Draining race
Emptying a bottle of water means filling it with air.
This insight is key to win a competition in draining water bottles as fast as possible. And it helps to explain why water can stay in a glass that is held upside down.
Understanding and managing the role of air pressure in draining bottles (or other containers).
Finding an engineering solution as a team.
Water
Sink
Straws (or tubes)
Water glass
Cardboard
Form two or three groups (or more, if you have more than one sink in your classroom) and hand each group a full water bottle. Explain that their task is to empty this bottle as quickly as possible. Give them half a minute to discuss a strategy before letting them compete over a sink.
After discussing why some draining methods outperformed others, see if your students can apply what they learned: Fill a glass with water and hold a flat cardboard or paper onto the opening while turning it upside down.
1. Find a way to empty a full water bottle as quickly as possible.
2. Explain the experiment of the 'free floating water': What holds the cardboard on the glass and why does the water not spill?

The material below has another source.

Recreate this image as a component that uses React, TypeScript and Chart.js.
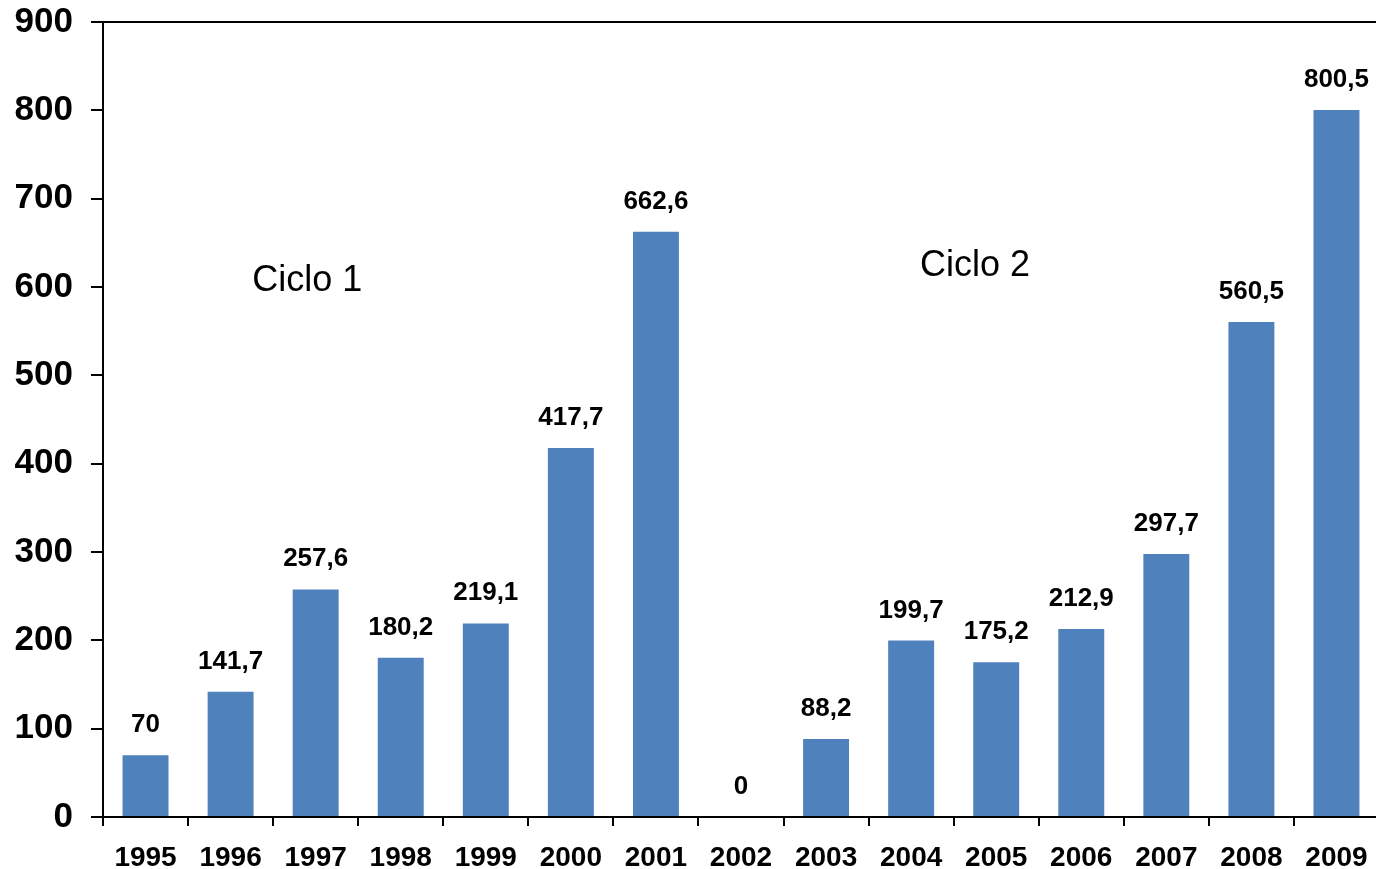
import React, { useEffect, useRef } from "react";
import { Chart, registerables } from "chart.js";

Chart.register(...registerables);

const years = ["1995", "1996", "1997", "1998", "1999", "2000", "2001", "2002", "2003", "2004", "2005", "2006", "2007", "2008", "2009"];
const values = [70, 141.7, 257.6, 180.2, 219.1, 417.7, 662.6, 0, 88.2, 199.7, 175.2, 212.9, 297.7, 560.5, 800.5];
const annotations = [
  { text: "Ciclo 1", index: 1.9, value: 607 },
  { text: "Ciclo 2", index: 9.75, value: 624 },
];

const FONT = '"Liberation Sans", Arial, Helvetica, sans-serif';

const labelPlugin = {
  id: "barLabels",
  afterDatasetsDraw(chart: any) {
    const ctx = chart.ctx;
    const meta = chart.getDatasetMeta(0);
    ctx.save();
    ctx.fillStyle = "#000";
    ctx.font = `bold 26px ${FONT}`;
    ctx.textAlign = "center";
    ctx.textBaseline = "alphabetic";
    meta.data.forEach((bar: any, i: number) => {
      const label = String(values[i]).replace(".", ",");
      ctx.fillText(label, bar.x, bar.y - 23);
    });
    ctx.font = `36px ${FONT}`;
    ctx.textBaseline = "middle";
    const xs = chart.scales.x;
    const ys = chart.scales.y;
    annotations.forEach((a) => {
      ctx.fillText(a.text, xs.getPixelForValue(a.index), ys.getPixelForValue(a.value));
    });
    const ca = chart.chartArea;
    ctx.strokeStyle = "#000";
    ctx.lineWidth = 2;
    ctx.beginPath();
    ctx.moveTo(ca.left - 12, ca.top);
    ctx.lineTo(chart.width, ca.top);
    ctx.stroke();
    ctx.restore();
  },
};

export default function App() {
  const ref = useRef<HTMLCanvasElement>(null);
  useEffect(() => {
    if (!ref.current) return;
    const chart = new Chart(ref.current, {
      type: "bar",
      data: {
        labels: years,
        datasets: [
          {
            data: values,
            backgroundColor: "#4F81BD",
            barPercentage: 0.54,
            categoryPercentage: 1,
          },
        ],
      },
      options: {
        responsive: false,
        animation: false,
        layout: { padding: { top: 22, right: 0, left: 0, bottom: 0 } },
        plugins: { legend: { display: false }, tooltip: { enabled: false } },
        scales: {
          x: {
            offset: true,
            grid: { offset: true, drawOnChartArea: false, color: "#000", lineWidth: 2, tickLength: 9, drawTicks: true },
            border: { color: "#000", width: 2 },
            ticks: { color: "#000", font: { family: FONT, size: 28, weight: "bold" }, padding: 15, maxRotation: 0, autoSkip: false },
            afterFit(scale: any) {
              scale.height = 52;
              scale.paddingLeft = 0;
              scale.paddingRight = 0;
            },
          },
          y: {
            min: 0,
            max: 900,
            grid: { drawOnChartArea: false, color: "#000", lineWidth: 2, tickLength: 12 },
            border: { color: "#000", width: 2 },
            ticks: { stepSize: 100, color: "#000", font: { family: FONT, size: 35, weight: "bold" }, padding: 18 },
            afterFit(scale: any) {
              scale.width = 103;
              scale.paddingTop = 0;
              scale.paddingBottom = 0;
            },
          },
        },
      },
      plugins: [labelPlugin],
    });
    return () => chart.destroy();
  }, []);
  return (
    <div style={{ position: "fixed", left: 0, top: 0, width: 1376, height: 869, background: "#fff", overflow: "hidden" }}>
      <canvas ref={ref} width={1379} height={869} style={{ display: "block" }} />
    </div>
  );
}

Obviously, there are many ways to accelerate the outflow of the bottle, like holding the bottle under an angle rather than straight upside down, shaking, generating a vortex, holding a straw into the bottle or punching a hole in the bottle and possibly even blowing into that hole. All of these approaches have in common that they let air flow into the bottle – just pressing the bottle won't do the trick.
Once your students gained a feeling for the role air played in this task, they should be able to recognize it in the case of the upside-down water glass: The cardboard is pressed onto the glass by the surrounding air pressure. Since the paper – in combination with water adhesion – does not allow air to flow into the glass, the under-pressure in the glass does not allow the water to flow out.